**WHAT THE EXERCISE ASKS**
Leave out any pictures and transcribe all other data below exactly.

·····

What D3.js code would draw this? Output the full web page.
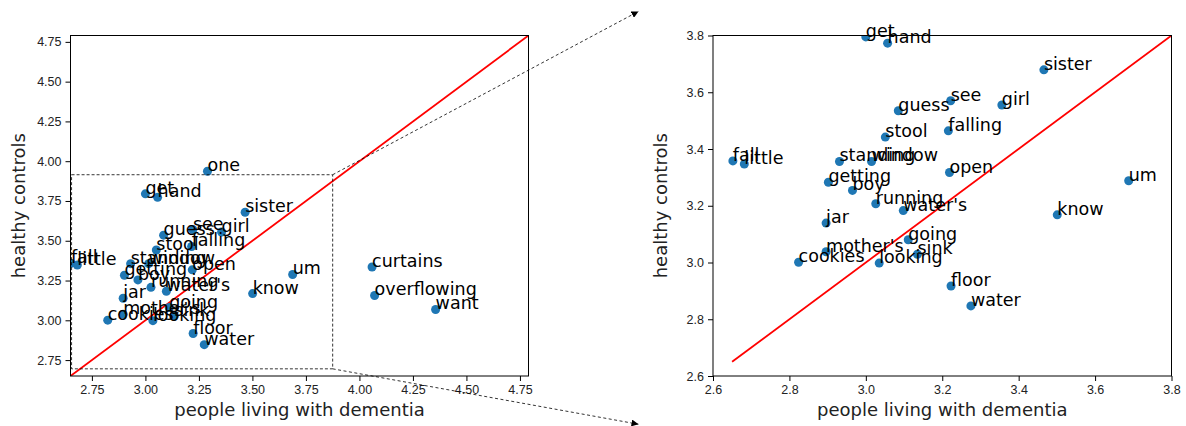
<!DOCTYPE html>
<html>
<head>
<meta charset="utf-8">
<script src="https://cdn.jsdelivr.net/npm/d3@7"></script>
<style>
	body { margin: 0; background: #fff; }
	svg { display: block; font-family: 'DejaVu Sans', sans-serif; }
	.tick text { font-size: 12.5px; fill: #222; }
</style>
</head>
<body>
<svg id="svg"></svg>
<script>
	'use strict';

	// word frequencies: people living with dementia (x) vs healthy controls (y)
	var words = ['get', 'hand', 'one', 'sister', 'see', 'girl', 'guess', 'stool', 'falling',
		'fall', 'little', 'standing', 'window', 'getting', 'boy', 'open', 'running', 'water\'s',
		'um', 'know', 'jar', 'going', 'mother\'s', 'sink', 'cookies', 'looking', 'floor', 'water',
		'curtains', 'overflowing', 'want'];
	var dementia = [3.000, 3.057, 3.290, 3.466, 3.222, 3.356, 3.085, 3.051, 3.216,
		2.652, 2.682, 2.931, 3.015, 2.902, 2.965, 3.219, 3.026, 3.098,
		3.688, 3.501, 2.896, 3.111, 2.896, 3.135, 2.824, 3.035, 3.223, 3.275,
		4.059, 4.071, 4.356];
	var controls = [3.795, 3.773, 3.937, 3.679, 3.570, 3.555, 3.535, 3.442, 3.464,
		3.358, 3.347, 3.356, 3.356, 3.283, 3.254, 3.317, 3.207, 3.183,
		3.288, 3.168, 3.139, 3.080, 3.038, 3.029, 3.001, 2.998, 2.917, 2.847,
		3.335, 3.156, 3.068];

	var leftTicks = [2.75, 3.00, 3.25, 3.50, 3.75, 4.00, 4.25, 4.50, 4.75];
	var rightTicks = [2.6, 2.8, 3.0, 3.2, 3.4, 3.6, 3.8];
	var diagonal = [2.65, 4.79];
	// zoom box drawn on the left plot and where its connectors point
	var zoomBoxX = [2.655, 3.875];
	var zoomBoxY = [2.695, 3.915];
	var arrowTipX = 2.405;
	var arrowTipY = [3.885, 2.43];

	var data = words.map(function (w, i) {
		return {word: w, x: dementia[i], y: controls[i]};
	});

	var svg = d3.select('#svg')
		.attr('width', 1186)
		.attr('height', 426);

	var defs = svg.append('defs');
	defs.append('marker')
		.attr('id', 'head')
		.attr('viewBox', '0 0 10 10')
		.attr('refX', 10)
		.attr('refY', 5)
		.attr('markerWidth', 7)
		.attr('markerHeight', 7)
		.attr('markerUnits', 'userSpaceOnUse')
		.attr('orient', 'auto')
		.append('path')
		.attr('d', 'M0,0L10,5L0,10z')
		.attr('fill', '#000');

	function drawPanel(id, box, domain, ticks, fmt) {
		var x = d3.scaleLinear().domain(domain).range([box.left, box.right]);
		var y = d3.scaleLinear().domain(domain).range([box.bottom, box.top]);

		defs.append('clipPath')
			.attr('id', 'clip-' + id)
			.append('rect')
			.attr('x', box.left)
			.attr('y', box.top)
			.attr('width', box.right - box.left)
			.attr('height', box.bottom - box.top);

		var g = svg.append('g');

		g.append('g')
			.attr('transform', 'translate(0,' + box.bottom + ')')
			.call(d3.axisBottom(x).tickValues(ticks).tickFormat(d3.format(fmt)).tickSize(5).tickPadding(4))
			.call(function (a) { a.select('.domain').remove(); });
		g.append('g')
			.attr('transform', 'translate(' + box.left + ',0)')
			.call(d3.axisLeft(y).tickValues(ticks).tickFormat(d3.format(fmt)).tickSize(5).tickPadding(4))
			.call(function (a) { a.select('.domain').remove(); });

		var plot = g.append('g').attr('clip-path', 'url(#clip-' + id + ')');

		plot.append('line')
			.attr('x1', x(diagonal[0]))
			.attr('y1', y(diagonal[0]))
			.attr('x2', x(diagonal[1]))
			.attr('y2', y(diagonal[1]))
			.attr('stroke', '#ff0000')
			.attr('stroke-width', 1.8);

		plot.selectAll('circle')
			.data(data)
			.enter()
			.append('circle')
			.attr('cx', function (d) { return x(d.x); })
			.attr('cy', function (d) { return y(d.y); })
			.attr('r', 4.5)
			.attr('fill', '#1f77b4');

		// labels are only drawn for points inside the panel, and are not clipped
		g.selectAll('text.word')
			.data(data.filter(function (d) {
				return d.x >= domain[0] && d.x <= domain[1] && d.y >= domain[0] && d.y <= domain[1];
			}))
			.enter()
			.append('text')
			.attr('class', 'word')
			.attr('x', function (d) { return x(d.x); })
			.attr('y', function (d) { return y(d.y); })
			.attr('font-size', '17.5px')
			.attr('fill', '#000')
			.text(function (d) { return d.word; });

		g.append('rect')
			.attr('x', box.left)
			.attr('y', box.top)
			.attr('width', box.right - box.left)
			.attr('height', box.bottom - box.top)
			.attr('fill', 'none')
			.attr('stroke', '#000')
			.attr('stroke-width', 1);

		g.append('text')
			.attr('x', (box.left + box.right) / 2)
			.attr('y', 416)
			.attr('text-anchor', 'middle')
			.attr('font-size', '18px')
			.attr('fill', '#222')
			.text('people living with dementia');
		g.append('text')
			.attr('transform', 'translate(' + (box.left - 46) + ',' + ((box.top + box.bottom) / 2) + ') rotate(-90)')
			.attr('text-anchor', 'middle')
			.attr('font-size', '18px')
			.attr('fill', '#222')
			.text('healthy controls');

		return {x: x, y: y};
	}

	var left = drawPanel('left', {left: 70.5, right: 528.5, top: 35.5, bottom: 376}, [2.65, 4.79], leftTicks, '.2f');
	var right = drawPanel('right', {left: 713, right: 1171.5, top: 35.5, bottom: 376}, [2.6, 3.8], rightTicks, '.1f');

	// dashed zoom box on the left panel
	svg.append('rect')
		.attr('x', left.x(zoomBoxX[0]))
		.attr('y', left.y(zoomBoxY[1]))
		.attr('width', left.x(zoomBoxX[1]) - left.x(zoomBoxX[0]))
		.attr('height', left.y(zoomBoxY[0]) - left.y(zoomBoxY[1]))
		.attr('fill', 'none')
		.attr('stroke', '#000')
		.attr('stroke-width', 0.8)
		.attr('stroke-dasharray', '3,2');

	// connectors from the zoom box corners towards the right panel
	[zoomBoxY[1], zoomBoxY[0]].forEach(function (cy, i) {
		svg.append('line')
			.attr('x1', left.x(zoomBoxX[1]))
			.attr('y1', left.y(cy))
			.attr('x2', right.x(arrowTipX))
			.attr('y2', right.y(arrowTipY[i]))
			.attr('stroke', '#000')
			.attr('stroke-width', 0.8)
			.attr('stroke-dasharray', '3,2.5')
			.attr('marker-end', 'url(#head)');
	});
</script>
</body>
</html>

·····

**WRITTEN SOLUTION**
What D3.js code would draw this? Output the full web page.
<!DOCTYPE html>
<html>
<head>
<meta charset="utf-8">
<script src="https://cdn.jsdelivr.net/npm/d3@7"></script>
<style>
	body { margin: 0; background: #fff; }
	svg { display: block; font-family: 'DejaVu Sans', sans-serif; }
	.tick text { font-size: 12.5px; fill: #222; }
</style>
</head>
<body>
<svg id="svg"></svg>
<script>
	'use strict';

	// word frequencies: people living with dementia (x) vs healthy controls (y)
	var words = ['get', 'hand', 'one', 'sister', 'see', 'girl', 'guess', 'stool', 'falling',
		'fall', 'little', 'standing', 'window', 'getting', 'boy', 'open', 'running', 'water\'s',
		'um', 'know', 'jar', 'going', 'mother\'s', 'sink', 'cookies', 'looking', 'floor', 'water',
		'curtains', 'overflowing', 'want'];
	var dementia = [3.000, 3.057, 3.290, 3.466, 3.222, 3.356, 3.085, 3.051, 3.216,
		2.652, 2.682, 2.931, 3.015, 2.902, 2.965, 3.219, 3.026, 3.098,
		3.688, 3.501, 2.896, 3.111, 2.896, 3.135, 2.824, 3.035, 3.223, 3.275,
		4.059, 4.071, 4.356];
	var controls = [3.795, 3.773, 3.937, 3.679, 3.570, 3.555, 3.535, 3.442, 3.464,
		3.358, 3.347, 3.356, 3.356, 3.283, 3.254, 3.317, 3.207, 3.183,
		3.288, 3.168, 3.139, 3.080, 3.038, 3.029, 3.001, 2.998, 2.917, 2.847,
		3.335, 3.156, 3.068];

	var leftTicks = [2.75, 3.00, 3.25, 3.50, 3.75, 4.00, 4.25, 4.50, 4.75];
	var rightTicks = [2.6, 2.8, 3.0, 3.2, 3.4, 3.6, 3.8];
	var diagonal = [2.65, 4.79];
	// zoom box drawn on the left plot and where its connectors point
	var zoomBoxX = [2.655, 3.875];
	var zoomBoxY = [2.695, 3.915];
	var arrowTipX = 2.405;
	var arrowTipY = [3.885, 2.43];

	var data = words.map(function (w, i) {
		return {word: w, x: dementia[i], y: controls[i]};
	});

	var svg = d3.select('#svg')
		.attr('width', 1186)
		.attr('height', 426);

	var defs = svg.append('defs');
	defs.append('marker')
		.attr('id', 'head')
		.attr('viewBox', '0 0 10 10')
		.attr('refX', 10)
		.attr('refY', 5)
		.attr('markerWidth', 7)
		.attr('markerHeight', 7)
		.attr('markerUnits', 'userSpaceOnUse')
		.attr('orient', 'auto')
		.append('path')
		.attr('d', 'M0,0L10,5L0,10z')
		.attr('fill', '#000');

	function drawPanel(id, box, domain, ticks, fmt) {
		var x = d3.scaleLinear().domain(domain).range([box.left, box.right]);
		var y = d3.scaleLinear().domain(domain).range([box.bottom, box.top]);

		defs.append('clipPath')
			.attr('id', 'clip-' + id)
			.append('rect')
			.attr('x', box.left)
			.attr('y', box.top)
			.attr('width', box.right - box.left)
			.attr('height', box.bottom - box.top);

		var g = svg.append('g');

		g.append('g')
			.attr('transform', 'translate(0,' + box.bottom + ')')
			.call(d3.axisBottom(x).tickValues(ticks).tickFormat(d3.format(fmt)).tickSize(5).tickPadding(4))
			.call(function (a) { a.select('.domain').remove(); });
		g.append('g')
			.attr('transform', 'translate(' + box.left + ',0)')
			.call(d3.axisLeft(y).tickValues(ticks).tickFormat(d3.format(fmt)).tickSize(5).tickPadding(4))
			.call(function (a) { a.select('.domain').remove(); });

		var plot = g.append('g').attr('clip-path', 'url(#clip-' + id + ')');

		plot.append('line')
			.attr('x1', x(diagonal[0]))
			.attr('y1', y(diagonal[0]))
			.attr('x2', x(diagonal[1]))
			.attr('y2', y(diagonal[1]))
			.attr('stroke', '#ff0000')
			.attr('stroke-width', 1.8);

		plot.selectAll('circle')
			.data(data)
			.enter()
			.append('circle')
			.attr('cx', function (d) { return x(d.x); })
			.attr('cy', function (d) { return y(d.y); })
			.attr('r', 4.5)
			.attr('fill', '#1f77b4');

		// labels are only drawn for points inside the panel, and are not clipped
		g.selectAll('text.word')
			.data(data.filter(function (d) {
				return d.x >= domain[0] && d.x <= domain[1] && d.y >= domain[0] && d.y <= domain[1];
			}))
			.enter()
			.append('text')
			.attr('class', 'word')
			.attr('x', function (d) { return x(d.x); })
			.attr('y', function (d) { return y(d.y); })
			.attr('font-size', '17.5px')
			.attr('fill', '#000')
			.text(function (d) { return d.word; });

		g.append('rect')
			.attr('x', box.left)
			.attr('y', box.top)
			.attr('width', box.right - box.left)
			.attr('height', box.bottom - box.top)
			.attr('fill', 'none')
			.attr('stroke', '#000')
			.attr('stroke-width', 1);

		g.append('text')
			.attr('x', (box.left + box.right) / 2)
			.attr('y', 416)
			.attr('text-anchor', 'middle')
			.attr('font-size', '18px')
			.attr('fill', '#222')
			.text('people living with dementia');
		g.append('text')
			.attr('transform', 'translate(' + (box.left - 46) + ',' + ((box.top + box.bottom) / 2) + ') rotate(-90)')
			.attr('text-anchor', 'middle')
			.attr('font-size', '18px')
			.attr('fill', '#222')
			.text('healthy controls');

		return {x: x, y: y};
	}

	var left = drawPanel('left', {left: 70.5, right: 528.5, top: 35.5, bottom: 376}, [2.65, 4.79], leftTicks, '.2f');
	var right = drawPanel('right', {left: 713, right: 1171.5, top: 35.5, bottom: 376}, [2.6, 3.8], rightTicks, '.1f');

	// dashed zoom box on the left panel
	svg.append('rect')
		.attr('x', left.x(zoomBoxX[0]))
		.attr('y', left.y(zoomBoxY[1]))
		.attr('width', left.x(zoomBoxX[1]) - left.x(zoomBoxX[0]))
		.attr('height', left.y(zoomBoxY[0]) - left.y(zoomBoxY[1]))
		.attr('fill', 'none')
		.attr('stroke', '#000')
		.attr('stroke-width', 0.8)
		.attr('stroke-dasharray', '3,2');

	// connectors from the zoom box corners towards the right panel
	[zoomBoxY[1], zoomBoxY[0]].forEach(function (cy, i) {
		svg.append('line')
			.attr('x1', left.x(zoomBoxX[1]))
			.attr('y1', left.y(cy))
			.attr('x2', right.x(arrowTipX))
			.attr('y2', right.y(arrowTipY[i]))
			.attr('stroke', '#000')
			.attr('stroke-width', 0.8)
			.attr('stroke-dasharray', '3,2.5')
			.attr('marker-end', 'url(#head)');
	});
</script>
</body>
</html>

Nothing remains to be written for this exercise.